2022 | R | starring Amber Midthunder | directed by Daniel Trachtenberg | 1 hr 39 mins |
It is the early 1700s and a young girl, Naru (Amber Midthunder, of one of the best shows of the last decade, Legion), seeks to be a hunter like her brother Taabe (Dakota Beavers). During a ceremonial ritual where young men venture off into the wilderness to get their first kill, Naru tags along aiming to bag a lion threatening the camp. The hunt turns even deadlier however when Naru encounters a large, cloaked beast that overpowers every alpha predator in the area. She races to convince the tribe the monster is out there while the predator hunts them all one-by-one for sport.
First of all, Prey should have used the same stealth advertising tactics of Dan Trachtenberg’s Cloverfield franchise film. How much more fun would this movie have been if we didn’t know it was a Predator movie? The premise of Prey is a great one, one of those “someone in Hollywood can still come up with an original take” stealth prequel ideas that takes the long way around to get back into a franchise. Instead of exploring the “urban jungle” of Predator 2 or facing off the Predator against criminals and autism in the laughable The Predator or putting it up against rubber monsters in the dark in the awful Alien vs. Predator movies, Prey strips everything back down to the basics and again presents us with a survival story. No guns, no bombs, just hunters using instinct in the jungle. This is a movie you can view through 2 different lenses: as a Predator sequel – several of it’s choices deliberate to differentiate it from those sequels – and as a native Comanche monster movie. Like the debate about whether Rogue One’s ending would work in a stand alone film or does it have to have that ending because it’s a Star Wars movie, the same can be said for how Prey may work as a stand-alone vs a Predator prequel and how some of those demands inhibit it.
The first of those demands is the look and feel of the movie. First of all, it’s gorgeous. Trachtenberg (whose instincts I totally trust after the wonderful surprise of 10 Cloverfield Lane), takes care to make it feel like you’re immersed in the wilderness, photographing beautiful and vast natural vistas for Naru to explore. It’s also a little bit too glossy. I would have loved to see this movie a little bit more stripped down, a little grittier looking. I would have made the film feel more harrowing and given us a refreshing look at the Predator. With a franchise budget like this one on the line, that was not going to happen.
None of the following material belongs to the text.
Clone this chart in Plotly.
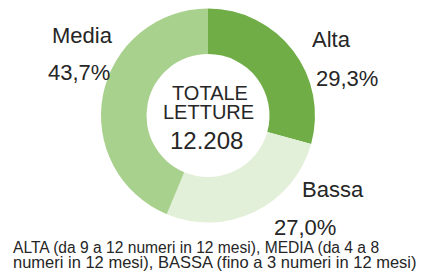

Fox will want it’s villain to be seen in hall his glory (and lets have him punch a bear while we’re at it). I also liked how brutally the film depicts nature. This isn’t a “mankind is the real animal” movie, the lions, bears and wolves of this land are vicious threats that present Naru with kill or be killed choices.
Similarly, Trachtenberg goes as far to immerse us in the Comanche nation as the franchise will allow. Lot of actual Comanche is spoken in the film, but the majority of it’s dialog is in English, which is the most distracting and disengaging element of Prey. While I get that no franchise film spending as much on Predator special effects as this movie needs would dare make a movie entirely in Comanche – God, that would have been a daring, brilliantly immersive experience. Apocalypto with Predators.
For an R-rated film, the violence is limited and very stylish. The meat of it, the cat-and-mouse fight between Predator and prey is well done, cleverly delivering a variety of kills and clever ways for Naru to fight back with brains where she lacks in brawn. The movie stumbles a bit in her arc. It understands that she needs to try, fail and eventually succeed – and presents us both sides of that line, but it doesn’t quite connect as satisfyingly as it could. Instead of Naru learning something that unlocks her success, at a point in the movie she just flips a switch and starts kicking ass. She goes from struggling with her bow to taking out a village of French fur trappers with an rope ax and then flinging it back into her hand like Thor’s hammer in 2 days. Again, the heroine of Trachtenberg’s 10 Cloverfield Lane provides a better example of this in execution.
With the first Predator such a hyper-almost-satirical show of masculinity, a movie centered around Arnold Schwarzenegger being such a machine that only an alien species would provide him a challenge, flipping the dynamic to it’s diametric opposite is a worthy angle. Maybe I’m reading a lot into this but I got the impression that the predator in this film was also on it’s first hunt. Some sort of Predator species version of the Comanche ritual Naru was engaging in, matching them in parallel motivations.
Still, all of the would-haves and what-if’s of this movie come from viewing it as a Predator prequel, as a film it is very well done and a lot of fun. I enjoyed it more than any Predator sequel since Predator 2 twenty years ago. It’s a back-to-basics approach that works.